Nous nous attendons à ce que le marché pétrolier se resserre davantage au fur et à mesure que les capacités excédentaires se résorbent.

À plus long terme, l'importance accordée par l’industrie au pétrole non conventionnel soulève un certain nombre de questions sur la durabilité de la croissance de l’offre de pétrole. Aux États-Unis, par exemple, la production de schiste est caractérisée par de fortes baisses de production et nécessite des investissements supplémentaires pour remplacer et accroître la production. L’exploitation du pétrole de schiste fournit également du gaz naturel en tant que produit dérivé. À mesure que le pétrole de schiste devient mature, la production de gaz naturel dépasse celle du pétrole, ce qui exacerbe les taux de déclin de la production pétrolière, ce qui ralentit à son tour la croissance progressive de l’offre.

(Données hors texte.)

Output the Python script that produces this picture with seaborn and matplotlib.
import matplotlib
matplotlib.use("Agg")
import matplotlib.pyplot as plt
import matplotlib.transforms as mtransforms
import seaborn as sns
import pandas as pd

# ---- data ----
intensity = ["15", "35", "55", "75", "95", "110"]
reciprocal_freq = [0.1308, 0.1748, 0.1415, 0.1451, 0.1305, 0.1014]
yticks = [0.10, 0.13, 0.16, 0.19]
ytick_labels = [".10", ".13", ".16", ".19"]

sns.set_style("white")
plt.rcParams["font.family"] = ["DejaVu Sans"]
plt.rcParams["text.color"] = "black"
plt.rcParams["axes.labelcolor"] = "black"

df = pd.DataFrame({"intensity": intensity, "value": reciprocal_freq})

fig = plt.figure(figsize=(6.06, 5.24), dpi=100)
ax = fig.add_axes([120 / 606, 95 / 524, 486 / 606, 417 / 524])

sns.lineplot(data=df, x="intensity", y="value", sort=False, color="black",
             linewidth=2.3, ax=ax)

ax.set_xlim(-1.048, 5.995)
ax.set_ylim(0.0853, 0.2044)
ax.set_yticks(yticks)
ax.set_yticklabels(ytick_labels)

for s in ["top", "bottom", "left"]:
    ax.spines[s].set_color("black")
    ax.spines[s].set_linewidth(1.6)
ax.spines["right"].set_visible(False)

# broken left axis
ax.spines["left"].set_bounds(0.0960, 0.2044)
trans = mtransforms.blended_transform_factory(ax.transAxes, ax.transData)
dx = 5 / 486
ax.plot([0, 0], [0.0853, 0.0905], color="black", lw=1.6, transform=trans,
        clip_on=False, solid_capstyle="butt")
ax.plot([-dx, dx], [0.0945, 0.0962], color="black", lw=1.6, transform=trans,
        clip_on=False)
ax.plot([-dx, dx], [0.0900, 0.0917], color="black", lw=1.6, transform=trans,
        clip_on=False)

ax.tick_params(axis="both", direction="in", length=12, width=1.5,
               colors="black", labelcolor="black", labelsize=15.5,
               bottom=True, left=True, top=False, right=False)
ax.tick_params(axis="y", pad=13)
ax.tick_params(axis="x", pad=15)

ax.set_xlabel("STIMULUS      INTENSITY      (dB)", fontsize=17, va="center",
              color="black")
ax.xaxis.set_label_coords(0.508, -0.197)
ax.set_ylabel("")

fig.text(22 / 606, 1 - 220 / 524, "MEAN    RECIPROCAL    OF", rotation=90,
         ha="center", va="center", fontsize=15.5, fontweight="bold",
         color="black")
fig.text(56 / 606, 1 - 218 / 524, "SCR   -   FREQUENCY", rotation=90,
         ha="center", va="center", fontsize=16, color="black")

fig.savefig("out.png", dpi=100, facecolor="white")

Le manque d'investissements dans des ressources pétrolières plus traditionnelles comme les gisements en eaux profondes, complique encore la problématique de l’offre de pétrole. Ces investissements ont été dominés par les grosses compagnies pétrolières en raison de l’importance des investissements nécessaires et de la longueur des délais d’exécution des projets. Les grosses compagnies pétrolières poursuivent maintenant leurs efforts pour réduire les émissions de carbone, notamment en se concentrant davantage sur le gaz naturel, en descendant dans la chaîne de valeur pour s'attaquer aux produits pétrochimiques, à la production d’électricité et aux biocarburants et en abandonnant l’exploitation des gisements à long terme pour le schiste terrestre à cycle court.

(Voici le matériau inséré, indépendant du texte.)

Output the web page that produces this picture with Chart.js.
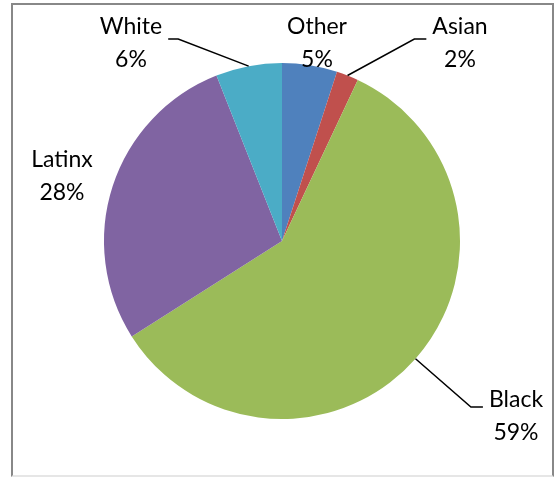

Par conséquent, le sous-investissement dans les sources d'approvisionnement à plus long terme met en lumière la possibilité d’un resserrement de l’équilibre du marché du pétrole dans le futur et pourrait permettre à l’OPEP de regagner des parts de marché. Entre-temps, l’OPEP et la Russie respectent leur engagement de réduire leur production, en la limitant encore plus que les quotas convenus et il est fort probable que cet engagement soit prolongé pour une période de six mois lors de la prochaine réunion de l’OPEP en juin.

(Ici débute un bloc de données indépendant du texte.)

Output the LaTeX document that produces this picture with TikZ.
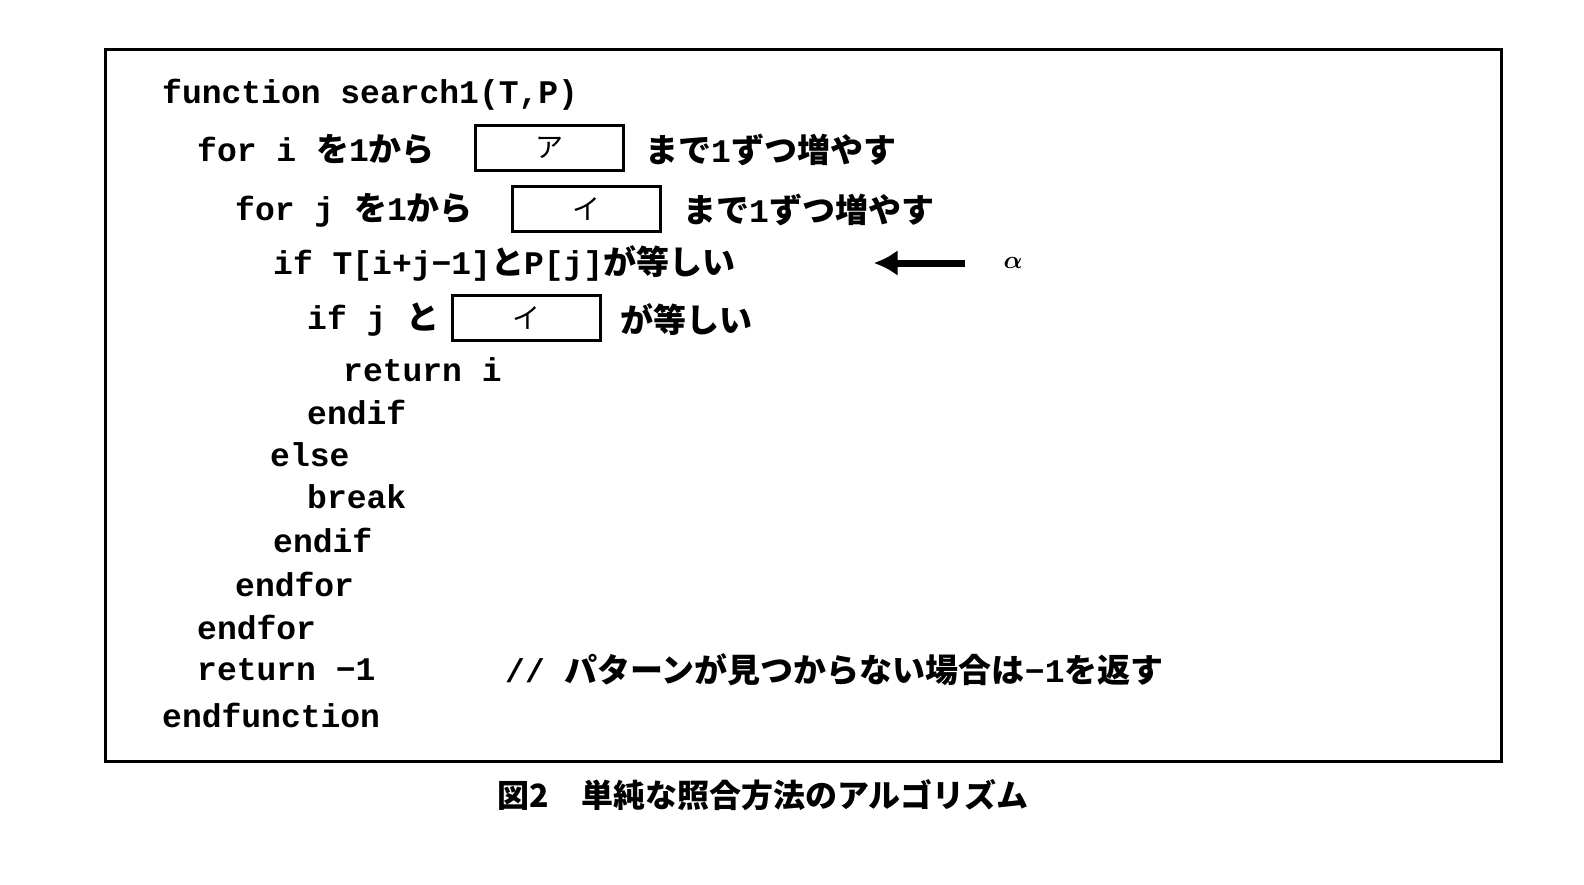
\documentclass[tikz,border=0pt]{standalone}
\usepackage{bm}
\usetikzlibrary{arrows.meta}
\usepackage{fontspec}
\setmonofont{Liberation Mono}
\newfontfamily\cjk{Noto Sans CJK JP}
\newcommand{\J}[1]{{\cjk\bfseries #1}}
\begin{document}
\begin{tikzpicture}[x=1pt,y=-1pt,
  code/.style={anchor=west,inner sep=0pt,font=\fontsize{33}{38}\selectfont\ttfamily\bfseries},
  blank/.style={draw,line width=3pt,minimum width=148pt,minimum height=45pt,inner sep=0pt,font=\fontsize{28}{32}\selectfont\cjk},
  frame/.style={draw,line width=2.5pt}]
\useasboundingbox (0,0) rectangle (1584,884);
\node[frame,minimum width=1396pt,minimum height=712pt,anchor=north west,inner sep=0pt] (fr) at (104,48) {};
\node[code] (l1) at (162,95) {function search1(T,P)};
\node[code] (l2) at (197,150) {for i \J{を}1\J{から}};
\node[blank] (ba) at (549,148) {ア};
\node[code] (l2b) at (645,150) {\J{まで}1\J{ずつ増やす}};
\node[code] (l3) at (235,210) {for j \J{を}1\J{から}};
\node[blank] (bi1) at (586,209) {イ};
\node[code] (l3b) at (683,210) {\J{まで}1\J{ずつ増やす}};
\node[code] (l4) at (273,263) {if T[i+j\textminus1]\J{と}P[j]\J{が等しい}};
\coordinate (as) at (965,263);
\node[inner sep=0pt] (ae) at (873,263) {};
\draw[line width=7pt,-{Latex[length=24pt,width=26pt]}] (as) -- (ae);
\node[anchor=center,inner sep=0pt,font=\fontsize{36}{40}\selectfont\bfseries] (al) at (1013,263) {$\bm\alpha$};
\node[code] (l5) at (307,320) {if j \J{と}};
\node[blank] (bi2) at (526,318) {イ};
\node[code] (l5b) at (620,320) {\J{が等しい}};
\node[code] (l6) at (343,370) {return i};
\node[code] (l7) at (307,412) {endif};
\node[code] (l8) at (270,455) {else};
\node[code] (l9) at (307,497) {break};
\node[code] (l10) at (273,540) {endif};
\node[code] (l11) at (235,584) {endfor};
\node[code] (l12) at (197,627) {endfor};
\node[code] (l13) at (197,670) {return \textminus1};
\node[code] (l13b) at (505,670) {// \J{パターンが見つからない場合は}\textminus1\J{を返す}};
\node[code] (l14) at (162,715) {endfunction};
\node[inner sep=0pt,font=\fontsize{32}{36}\selectfont\cjk\bfseries] (cap) at (763,795) {図2\quad 単純な照合方法のアルゴリズム};
\end{tikzpicture}
\end{document}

Enfin, il est important de souligner que le risque géopolitique continue d'augmenter. Des arrêts de production ont déjà été observés en Libye et au Nigeria, de même que des sanctions au Venezuela et en Iran. En effet, avec la fin récemment annoncée des dérogations accordées à l’Iran (ayant expiré le 2 mai) - laquelle devrait produire ses effets dans un an - l’offre de pétrole iranien sera retirée du marché. Alors que l’OPEP (principalement l’Arabie saoudite) et un prélèvement sur la réserve stratégique de pétrole des États-Unis seraient vraisemblablement les deux sources qui permettent de combler le manque, on s'attend à ce que le marché du pétrole se resserre encore au fur et à mesure que les capacités excédentaires se résorberont.

Dans l’ensemble, nous pensons que bien qu’ils modèrent les perspectives de croissance mondiale, les fondamentaux de l’offre et de la demande soutiennent la vigueur des prix au comptant actuels du pétrole.